Pesado legado de W. Bush abruma a Barack Obama
Roberto Pérez Betancourt
Poco antes de asumir la presidencia de Estados Unidos, Barack Obama se confiesa abrumado por las graves crisis que heredará de la administración saliente de W. Bush, el más impopular de los mandatarios que haya tenido esa nación.
Mientras, W. Bush, arropado con santas vestiduras, ante la prensa, invoca el nombre de Dios, con quien afirma conversar cada día. Confiesa, sin pudor, que incurrió en errores y, como pecador y sacerdote a la vez, se exculpa a sí mismo, achacando las responsabilidades a quienes, dice, lo asesoraron mal.
¿Qué le deja Bush a Obama en el menú presidencial?: un rosario de problemas y conflictos.
Fueron ocho años en los que el petrolero de Texas trató a sus vecinos de América Latina con la fría y cruel indiferencia con que sus ancestros veían el holocausto europeo mientras negociaban con la Alemania nazi.
Frescos están el trato injerencista, de corte fascistoide, hacia los legítimos gobiernos de Venezuela, Bolivia y Nicaragua; los denunciados intentos de magnicidio contra Hugo Chávez y Evo Morales; los cientos de millones de dólares dilapidados para intentar desestabilizar a Cuba, y el vergonzoso amparo a terroristas de origen cubano que deambulan por la Florida.
El inventario de problemas dejados sobre la mesa de Obama constituye récord. Tras reiterar no opinará sobre las guerras en Iraq y Afganistán hasta asumir la presidencia el 20 de este mes, admite que su primera prioridad resulta la crisis económica en expansión, de la cual se ha estado ocupando directamente.

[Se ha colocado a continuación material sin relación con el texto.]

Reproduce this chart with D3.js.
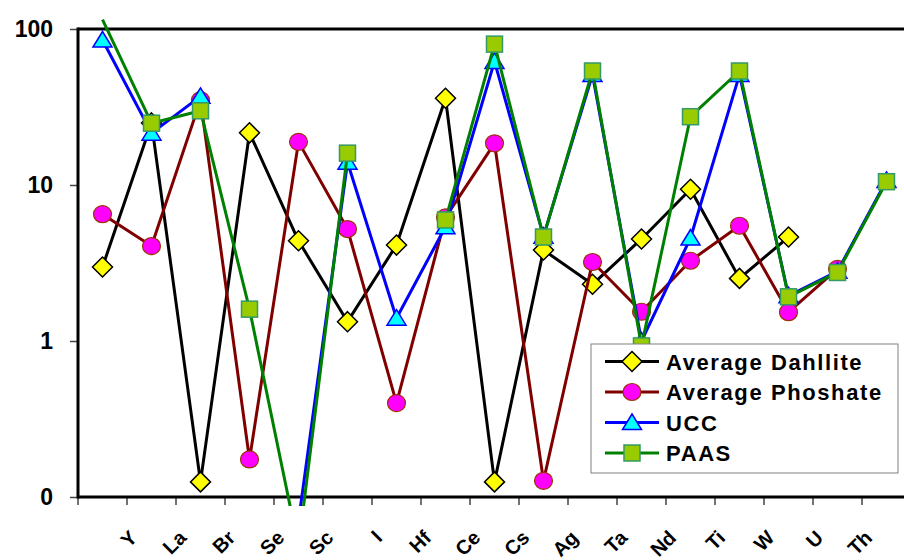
<!DOCTYPE html>
<html><head><meta charset="utf-8">
<script src="https://cdn.jsdelivr.net/npm/d3@7"></script>
<style>
html,body{margin:0;padding:0;background:#fff;}
svg{display:block;font-family:"Liberation Sans",Arial,Helvetica,sans-serif;font-weight:bold;}
</style></head>
<body><svg id="c" width="904" height="560"></svg>
<script>
const categories = ["", "Y","La","Br","Se","Sc","I","Hf","Ce","Cs","Ag","Ta","Nd","Ti","W","U","Th"];
const dahllite  = [2.98, 25, 0.125, 21.6, 4.39, 1.33, 4.12, 36, 0.125, 3.83, 2.31, 4.51, 9.39, 2.52, 4.64, null, null];
const phosphate = [6.5, 4.06, 35, 0.174, 18.9, 5.22, 0.40, 6.2, 18.5, 0.127, 3.21, 1.54, 3.27, 5.48, 1.53, 2.9, null];
const ucc       = [85, 21.5, 37, null, 0.07, 14.0, 1.40, 5.4, 62, 4.7, 51, 1.0, 4.57, 51, 1.95, 2.8, 10.7];
const paas      = [115, 24.9, 29.9, 1.60, 0.048, 16.0, null, 5.97, 80, 4.64, 53.8, 0.93, 27.4, 53.8, 1.92, 2.75, 10.5];
const yTickValues = [0.1, 1, 10, 100];
const yTickLabels = ["0", "1", "10", "100"];
const seriesNames = ["Average Dahllite", "Average Phoshate", "UCC", "PAAS"];

const svg = d3.select("#c");
const L = 78, R = 911, T = 29, B = 497;
const x = d3.scaleBand().domain(d3.range(categories.length)).range([L, R]).padding(0);
const bw = x.bandwidth();
const cx = i => x(i) + bw / 2;
const y = d3.scaleLog().domain([0.1, 100]).range([B, T]);

const series = [
  {name: seriesNames[0], data: dahllite, line: "#000000", shape: "diamond", fill: "#ffff00", stroke: "#000000"},
  {name: seriesNames[1], data: phosphate, line: "#800000", shape: "circle", fill: "#ff00ff", stroke: "#993300"},
  {name: seriesNames[2], data: ucc, line: "#0000ff", shape: "triangle", fill: "#00ffff", stroke: "#0000ff"},
  {name: seriesNames[3], data: paas, line: "#008000", shape: "square", fill: "#99cc00", stroke: "#339966"}
];

function drawMarker(g, shape, fill, stroke) {
  if (shape === "diamond") {
    g.append("path").attr("d", "M0,-10L10,0L0,10L-10,0Z").attr("fill", fill).attr("stroke", stroke).attr("stroke-width", 1.5);
  } else if (shape === "circle") {
    g.append("ellipse").attr("rx", 9).attr("ry", 8.5).attr("fill", fill).attr("stroke", stroke).attr("stroke-width", 1.2);
  } else if (shape === "triangle") {
    g.append("path").attr("d", "M0,-8.5L9.5,7L-9.5,7Z").attr("fill", fill).attr("stroke", stroke).attr("stroke-width", 1.5);
  } else {
    g.append("rect").attr("x", -8).attr("y", -8).attr("width", 16).attr("height", 16).attr("fill", fill).attr("stroke", stroke).attr("stroke-width", 1.5);
  }
}

svg.append("defs").append("clipPath").attr("id", "clipL")
  .append("rect").attr("x", 0).attr("y", 18).attr("width", 904).attr("height", 506 - 18);

// y axis
const yAxis = d3.axisLeft(y).tickValues(yTickValues).tickFormat((d, i) => yTickLabels[i]).tickSize(8).tickPadding(17);
const gy = svg.append("g").attr("transform", `translate(${L},0)`).call(yAxis);
gy.select(".domain").remove();
gy.selectAll(".tick line").attr("stroke", "#444").attr("stroke-width", 1.5);
gy.selectAll(".tick text").attr("font-size", 23).attr("font-weight", "bold").attr("fill", "#000")
  .attr("font-family", '"Liberation Sans",Arial,sans-serif');

// x axis
const xAxis = d3.axisBottom(x).tickFormat(i => categories[i]).tickSize(8).tickPadding(0);
const gx = svg.append("g").attr("transform", `translate(0,${B})`).call(xAxis);
gx.select(".domain").remove();
gx.selectAll(".tick line").attr("x1", -bw / 2).attr("x2", -bw / 2).attr("stroke", "#444").attr("stroke-width", 1.5);
gx.selectAll(".tick text").remove();
gx.selectAll(".tick").each(function(i) {
  d3.select(this).append("g")
    .attr("transform", "translate(-13,42) rotate(-45)")
    .append("text")
    .attr("x", 0).attr("y", 0)
    .attr("text-anchor", "end")
    .style("font-size", "20px").style("font-weight", "bold").attr("fill", "#000")
    .text(categories[i]);
});

// frame
svg.append("line").attr("x1", L).attr("x2", 904).attr("y1", T).attr("y2", T).attr("stroke", "#000").attr("stroke-width", 3);
svg.append("line").attr("x1", L).attr("x2", 904).attr("y1", B).attr("y2", B).attr("stroke", "#000").attr("stroke-width", 3);
svg.append("line").attr("x1", L).attr("x2", L).attr("y1", T - 1.5).attr("y2", B + 1.5).attr("stroke", "#000").attr("stroke-width", 3);

// series
const line = d3.line().defined(d => d.v != null).x(d => cx(d.i)).y(d => y(d.v));
series.forEach(s => {
  const pts = s.data.map((v, i) => ({i, v}));
  const g = svg.append("g");
  g.append("path").attr("d", line(pts)).attr("fill", "none").attr("stroke", s.line)
    .attr("stroke-width", 3).attr("stroke-linejoin", "round").attr("clip-path", "url(#clipL)");
  pts.filter(d => d.v != null && d.v >= 0.1 && d.v <= 100).forEach(d => {
    const m = g.append("g").attr("transform", `translate(${cx(d.i)},${y(d.v)})`);
    drawMarker(m, s.shape, s.fill, s.stroke);
  });
});

// legend
const lg = svg.append("g");
lg.append("rect").attr("x", 591).attr("y", 344).attr("width", 307).attr("height", 129)
  .attr("fill", "#fff").attr("stroke", "#808080").attr("stroke-width", 1);
const rowY = [361.5, 392, 422.5, 453];
series.forEach((s, k) => {
  const yy = rowY[k];
  lg.append("line").attr("x1", 605).attr("x2", 659).attr("y1", yy).attr("y2", yy).attr("stroke", s.line).attr("stroke-width", 3);
  const m = lg.append("g").attr("transform", `translate(632,${yy})`);
  drawMarker(m, s.shape, s.fill, s.stroke);
  lg.append("text").attr("x", 666).attr("y", yy + 8).attr("font-size", 22).attr("letter-spacing", 1.6)
    .attr("fill", "#000").text(s.name);
});
</script></body></html>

Más allá de interpretaciones académicas sobre el fenómeno económico, el desempleo galopante en Estados Unidos alcanza a más de 11 millones 100 mil personas, a las que se añaden ocho millones de empleadas a tiempo parcial, más otro número voluminosos de quienes arriban a la edad laboral y no encuentran trabajo.
Hasta el último minuto, el ejecutivo saliente negó la crisis que se expandía bajo sus narices, estaba ocupado en justificar dislates que conllevaron gastos multimillonarios en dos guerras y desbordaron la deuda pública norteamericana a niveles sin precedentes, a la par que enriquecieron aún más a sus socios empresarios.
Esa es solo una parte de la herencia que deja la nefasta administración de W. Bush.
El legado arrastra también el odio de iraquíes y afganos, quienes han sobrevivido a las masacres yanquis, sin que todavía hallen respuesta a sus por qué, como tampoco la encuentran los palestinos que sufren el visto bueno de W. Bush a la sangrienta agresión sionista en la Franja de Gaza.
Sabe Obama que ese odio no se extinguirá por arte de magia el 20 de enero, pues esa fecha solo echará a andar un reloj que, minuto a minuto, marcará el tiempo de sus decisiones.
Deberá ponerse coto a las torturas y cerrar la cárcel de Guantánamo, territorio ilegalmente usurpado por EE.UU. a Cuba.
Obama también recibe un país con lacerada imagen internacional; el desamparo en los servicios de salud que hoy padecen 50 millones de estadounidenses y la cacería de inmigrantes que después de haber pagado impuestos durante decenios son deportados y separados de sus familias, sin garantía de futuro.
El inventario anterior es solo una muestra de la agenda que le deja Bush a Obama, la cual aguarda por las decisiones del nuevo Presidente norteamericano. Tendrá que afrontarla con la urgencia que requiere el tratamiento de un enfermo grave.